Hay grupos que son útiles y necesarios pero hay muchos de los que se puede prescindir. Muchos grupos de Whatsapp son reservorios del pasado. Por ejemplo, yo pertenezco al chat de un proyecto de trabajo que hicimos hace cinco años un colectivo de personas que teníamos una cierta conexión profesional. Ha pasado el tiempo y el creador del chat no ha tenido el valor de borrarlo. Es que hay que tener agallas para hacerlo. Eliminar un grupo no es fácil, es como dejar caer la bomba de Hiroshima y dejar a todos en la orfandad. Pues bien, el grupo sigue ahí, con sus débiles signos vitales, resistiéndose a morir gracias a los saludos que de vez en vez se intercambian dos o tres despistados. Algunos de sus integrantes ya cambiaron sus números celulares, varias de las parejas integrantes ya se divorciaron, de otros no recuerdo ni su cara y otro de ellos ya no vive en la ciudad… ni en el país ni el mundo, es decir, ya se murió, pero no quería decirlo así de sopetón.
Tampoco es fácil salirse de un grupo de Whatsapp. Siempre es embarazoso. Es parecido a abandonar un lugar lleno de gente dando un portazo. No importa que quieras ser discreto haciéndolo a las 4 de la madrugada, cuando se supone que todos están dormidos; lo primero que verán por la mañana es que abandonaste el grupo y provocarás la extrañeza y el chismorreo acerca de las causas de tu salida.

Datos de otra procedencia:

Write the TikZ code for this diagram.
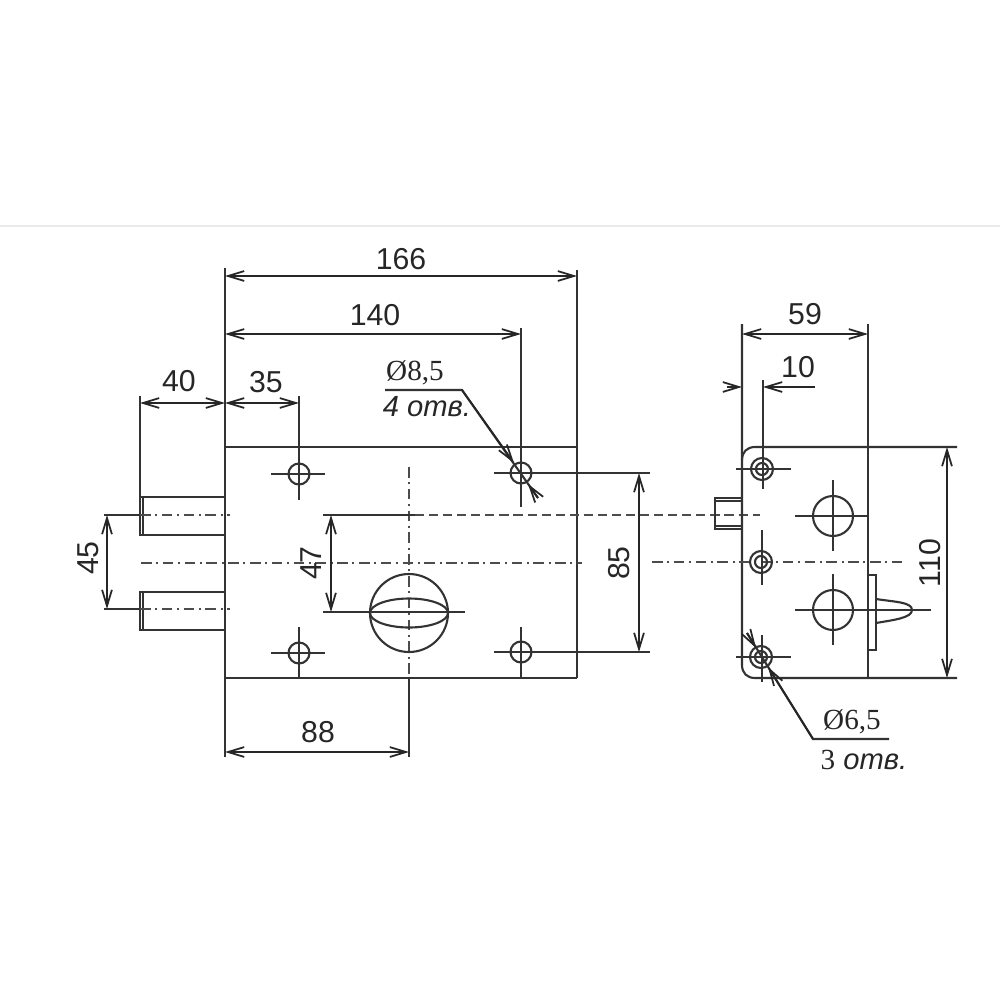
\documentclass[tikz,border=0pt]{standalone}
\usepackage{fontspec}
\setmainfont{Liberation Sans}
\newfontfamily\serifrm{Liberation Serif}
\usetikzlibrary{arrows.meta}
\tikzset{
  line/.style={line width=0.6pt,draw=black!80},
  dim/.style={line width=0.5pt,draw=black!85,{Straight Barb[length=4.6pt,width=2.8pt]}-{Straight Barb[length=4.6pt,width=2.8pt]}},
  tip/.style={line width=0.5pt,draw=black!85,-{Straight Barb[length=4.6pt,width=2.8pt]}},
  axis/.style={line width=0.55pt,draw=black!70,dash pattern=on 3pt off 1.3pt on .6pt off 1.3pt},
  hidden/.style={line width=0.55pt,draw=black!70,dash pattern=on 2.6pt off 1.4pt},
  size/.style={font=\fontsize{8.6}{10}\selectfont,text=black!85,inner sep=0pt},
  note/.style={font=\fontsize{8.3}{10}\selectfont,text=black!85,inner sep=0pt}
}
\begin{document}
\begin{tikzpicture}[x=0.01cm,y=-0.01cm]
   \useasboundingbox (0,0) rectangle (1000,1000);
   \draw[line width=0.3pt,draw=black!8] (0,226) -- (1000,226);
   % front view
   \draw[line] (225,268) -- (225,757);
   \draw[line] (577,270) -- (577,678);
   \draw[line] (225,447) -- (577,447);
   \draw[line] (225,678) -- (577,678);
   \draw[line] (140,396) -- (140,497);
   \draw[line] (140,497) rectangle (225,535);
   \draw[line] (143,497) -- (143,535);
   \draw[line] (140,592) rectangle (225,630);
   \draw[line] (143,592) -- (143,630);
   \draw[line] (104,515) -- (140,515);
   \draw[line] (104,609) -- (140,609);
   \draw[axis] (140,515) -- (230,515);
   \draw[axis] (140,609) -- (230,609);
   \draw[axis] (141,563) -- (582,563);
   \draw[axis] (409,467) -- (409,678);
   \draw[line] (409,678) -- (409,757);
   % holes of the front view
   \foreach \hx/\hy in {299/474,521/473,299/653,521/652}{
     \draw[line] (\hx,\hy) circle(10.5);
   }
   \draw[line] (271,474) -- (325,474);
   \draw[line] (271,653) -- (325,653);
   \draw[line] (299,396) -- (299,500);
   \draw[line] (299,627) -- (299,678);
   \draw[line] (494,473) -- (650,473);
   \draw[line] (494,652) -- (650,652);
   \draw[line] (521,328) -- (521,507);
   \draw[line] (521,627) -- (521,678);
   % knob
   \draw[line] (409,613) circle(39);
   \draw[line] (409,613) ellipse(39 and 14.5);
   \draw[line] (323,612) -- (465,612);
   \draw[line] (323,515) -- (415,515);
   \draw[hidden] (415,515) -- (760,515);
   % side view
   \draw[line] (742,324) -- (742,665) .. controls (742,673) and (747,678) .. (755,678) -- (957,678);
   \draw[line] (868,324) -- (868,678);
   \draw[line] (742,460) .. controls (742,452) and (747,447) .. (755,447) -- (957,447);
   \draw[line] (763,380) -- (763,447);
   \draw[line] (715,498) rectangle (742,529);
   \draw[line] (715,501) -- (742,501);
   \draw[line] (715,526) -- (742,526);
   \draw[axis] (652,562) -- (905,562);
   \foreach \hx/\hy in {762/469,761/562,761/657}{
     \draw[line] (\hx,\hy) circle(11);
     \draw[line] (\hx,\hy) circle(6);
   }
   \draw[line] (736,469) -- (791,469);
   \draw[line] (763,447) -- (763,489);
   \draw[line] (762,530) -- (762,585);
   \draw[line] (736,657) -- (791,657);
   \draw[line] (762,635) -- (762,682);
   \draw[line] (833,516) circle(20);
   \draw[line] (795,516) -- (868,516);
   \draw[line] (833,480) -- (833,551);
   \draw[line] (833,610) circle(20);
   \draw[line] (795,610) -- (931,610);
   \draw[line] (833,574) -- (833,645);
   % handle
   \draw[line] (868,575) rectangle (876,650);
   \draw[line] (876,599) .. controls (895,602) and (912,602) .. (912,610) .. controls (912,618) and (893,620) .. (876,623);
   % dimensions
   \draw[dim] (225,276) -- (577,276);
   \draw[dim] (225,334) -- (521,334);
   \draw[dim] (140,403) -- (225,403);
   \draw[dim] (225,403) -- (299,403);
   \draw[dim] (107,515) -- (107,609);
   \draw[dim] (331,515) -- (331,612);
   \draw[dim] (639,473) -- (639,652);
   \draw[dim] (225,752) -- (409,752);
   \draw[dim] (742,334) -- (868,334);
   \draw[dim] (947,447) -- (947,678);
   \draw[tip] (727,387) -- (742,387);
   \draw[tip] (815,387) -- (763,387);
   % leaders
   \draw[line] (385,390) -- (462,390) -- (538,498);
   \draw[tip] (462,390) -- (514,463);
   \draw[tip] (538,498) -- (528,484);
   \draw[line] (889,739) -- (813,739) -- (747,633);
   \draw[tip] (813,739) -- (768,667);
   \draw[tip] (747,633) -- (756,648);
   % labels
   \node[size] (w166) at (401,259) {166};
   \node[size] (w140) at (375,315) {140};
   \node[size] (w40) at (179,381) {40};
   \node[size] (w35) at (266,382) {35};
   \node[size] (w88) at (318,732) {88};
   \node[size] (w59) at (805,314) {59};
   \node[size] (w10) at (798,367) {10};
   \node[size,rotate=90] (h45) at (88,558) {45};
   \node[size,rotate=90] (h47) at (311,563) {47};
   \node[size,rotate=90] (h85) at (619,563) {85};
   \node[size,rotate=90] (h110) at (930,563) {110};
   \node[note] (d85) at (415,373) {\serifrm Ø8,5};
   \node[note] (n4) at (427,407) {\itshape 4 отв.};
   \node[note] (d65) at (852,722) {\serifrm Ø6,5};
   \node[note] (n3) at (864,760) {{\serifrm 3} \itshape отв.};
\end{tikzpicture}
\end{document}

Pero no hay que ser tan dramáticos, tenemos que aprender a vivir con las nuevas tecnologías y depende de cada quien saber administrar su atención y su tiempo a estas herramientas. La buena noticia para quienes se quejan de que los grupos de Whatsapp interrumpen constantemente su productividad y su tranquilidad es que los grupos… ¡se pueden silenciar! La mala noticias es que por un máximo de un año. Deberían existir más opciones como silenciar por 10 años, un siglo o hasta el fin de los tiempos.